#### TASK GOAL
Reproduce the listing word for word, leaving every picture behind.

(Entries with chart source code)
>>>

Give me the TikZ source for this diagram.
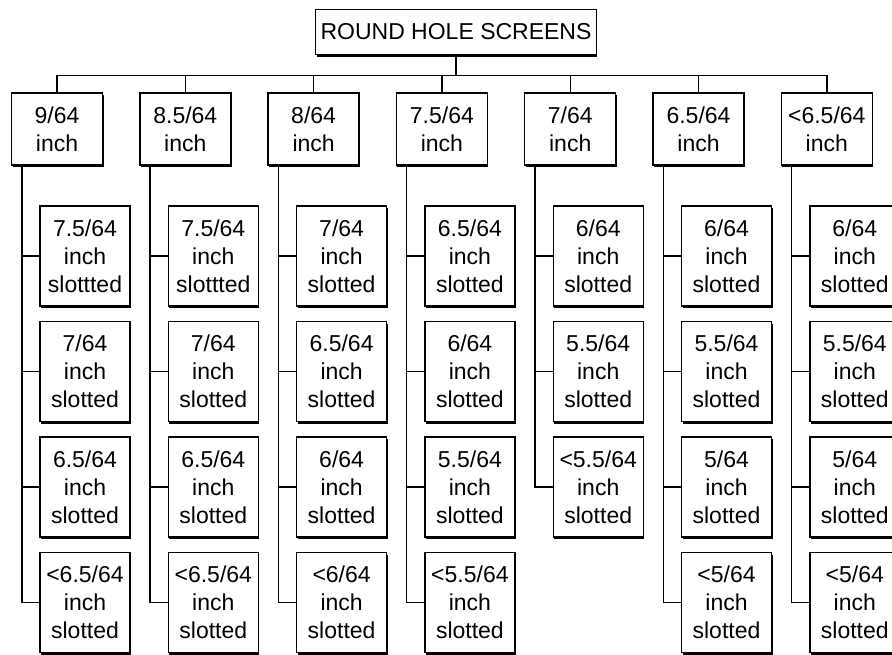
\documentclass[tikz,border=0pt]{standalone}
\usepackage{fontspec}
\setmainfont{Liberation Sans}
\usetikzlibrary{calc,shadows}

% one column of slotted screens below group #1
\newcommand\leafcol[2]{%
  \foreach \t [count=\j] in {#2}{
    \node[leaf] (c#1-\j) at ($(g#1)+({28},{127+115.5*(\j-1)})$) {\t};
    \draw (g#1.south west) ++(11,0) |- (c#1-\j.west); % trunk and branch
  }}

\begin{document}
\begin{tikzpicture}[x=0.5pt,y=-0.5pt,line width=0.7pt,
  box/.style={draw,fill=white,align=center,inner sep=1pt,
    font=\fontsize{11.5}{14}\selectfont,
    drop shadow={shadow xshift=0.5pt,shadow yshift=-1pt,fill=black,opacity=1}},
  group/.style={box,minimum width=45.5pt,minimum height=36pt},
  leaf/.style={box,minimum width=45pt,minimum height=50pt}]
  \useasboundingbox (0,0) rectangle (892,654);
  \node[box,minimum height=22.5pt,inner xsep=2.5pt] (title) at (456,32) {ROUND HOLE SCREENS};
  \foreach \lab [count=\i, evaluate=\i as \xx using 57+128.3*(\i-1)] in
    {{9/64},{8.5/64},{8/64},{7.5/64},{7/64},{6.5/64},{<6.5/64}}{
    \node[group] (g\i) at (\xx,129) {\lab\\inch};
    \draw (title.south) -- ++(0,20) -| (g\i.north); % bus line
  }
  \leafcol{1}{7.5/64\\inch\\slottted, 7/64\\inch\\slotted, 6.5/64\\inch\\slotted, <6.5/64\\inch\\slotted}
  \leafcol{2}{7.5/64\\inch\\slottted, 7/64\\inch\\slotted, 6.5/64\\inch\\slotted, <6.5/64\\inch\\slotted}
  \leafcol{3}{7/64\\inch\\slotted, 6.5/64\\inch\\slotted, 6/64\\inch\\slotted, <6/64\\inch\\slotted}
  \leafcol{4}{6.5/64\\inch\\slotted, 6/64\\inch\\slotted, 5.5/64\\inch\\slotted, <5.5/64\\inch\\slotted}
  \leafcol{5}{6/64\\inch\\slotted, 5.5/64\\inch\\slotted, <5.5/64\\inch\\slotted}
  \leafcol{6}{6/64\\inch\\slotted, 5.5/64\\inch\\slotted, 5/64\\inch\\slotted, <5/64\\inch\\slotted}
  \leafcol{7}{6/64\\inch\\slotted, 5.5/64\\inch\\slotted, 5/64\\inch\\slotted, <5/64\\inch\\slotted}
\end{tikzpicture}
\end{document}
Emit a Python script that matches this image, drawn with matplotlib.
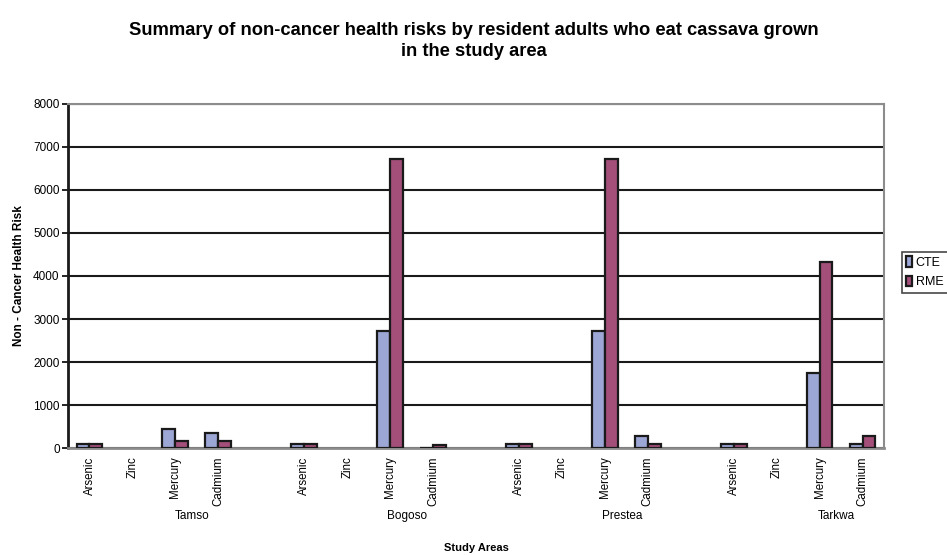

<<<

#### SOLUTION BELOW
Give me the TikZ source for this diagram.
\documentclass[tikz,border=0pt]{standalone}
\usepackage{fontspec}
\setmainfont{Liberation Sans}
\usetikzlibrary{calc,shadows}

% one column of slotted screens below group #1
\newcommand\leafcol[2]{%
  \foreach \t [count=\j] in {#2}{
    \node[leaf] (c#1-\j) at ($(g#1)+({28},{127+115.5*(\j-1)})$) {\t};
    \draw (g#1.south west) ++(11,0) |- (c#1-\j.west); % trunk and branch
  }}

\begin{document}
\begin{tikzpicture}[x=0.5pt,y=-0.5pt,line width=0.7pt,
  box/.style={draw,fill=white,align=center,inner sep=1pt,
    font=\fontsize{11.5}{14}\selectfont,
    drop shadow={shadow xshift=0.5pt,shadow yshift=-1pt,fill=black,opacity=1}},
  group/.style={box,minimum width=45.5pt,minimum height=36pt},
  leaf/.style={box,minimum width=45pt,minimum height=50pt}]
  \useasboundingbox (0,0) rectangle (892,654);
  \node[box,minimum height=22.5pt,inner xsep=2.5pt] (title) at (456,32) {ROUND HOLE SCREENS};
  \foreach \lab [count=\i, evaluate=\i as \xx using 57+128.3*(\i-1)] in
    {{9/64},{8.5/64},{8/64},{7.5/64},{7/64},{6.5/64},{<6.5/64}}{
    \node[group] (g\i) at (\xx,129) {\lab\\inch};
    \draw (title.south) -- ++(0,20) -| (g\i.north); % bus line
  }
  \leafcol{1}{7.5/64\\inch\\slottted, 7/64\\inch\\slotted, 6.5/64\\inch\\slotted, <6.5/64\\inch\\slotted}
  \leafcol{2}{7.5/64\\inch\\slottted, 7/64\\inch\\slotted, 6.5/64\\inch\\slotted, <6.5/64\\inch\\slotted}
  \leafcol{3}{7/64\\inch\\slotted, 6.5/64\\inch\\slotted, 6/64\\inch\\slotted, <6/64\\inch\\slotted}
  \leafcol{4}{6.5/64\\inch\\slotted, 6/64\\inch\\slotted, 5.5/64\\inch\\slotted, <5.5/64\\inch\\slotted}
  \leafcol{5}{6/64\\inch\\slotted, 5.5/64\\inch\\slotted, <5.5/64\\inch\\slotted}
  \leafcol{6}{6/64\\inch\\slotted, 5.5/64\\inch\\slotted, 5/64\\inch\\slotted, <5/64\\inch\\slotted}
  \leafcol{7}{6/64\\inch\\slotted, 5.5/64\\inch\\slotted, 5/64\\inch\\slotted, <5/64\\inch\\slotted}
\end{tikzpicture}
\end{document}
Emit a Python script that matches this image, drawn with matplotlib.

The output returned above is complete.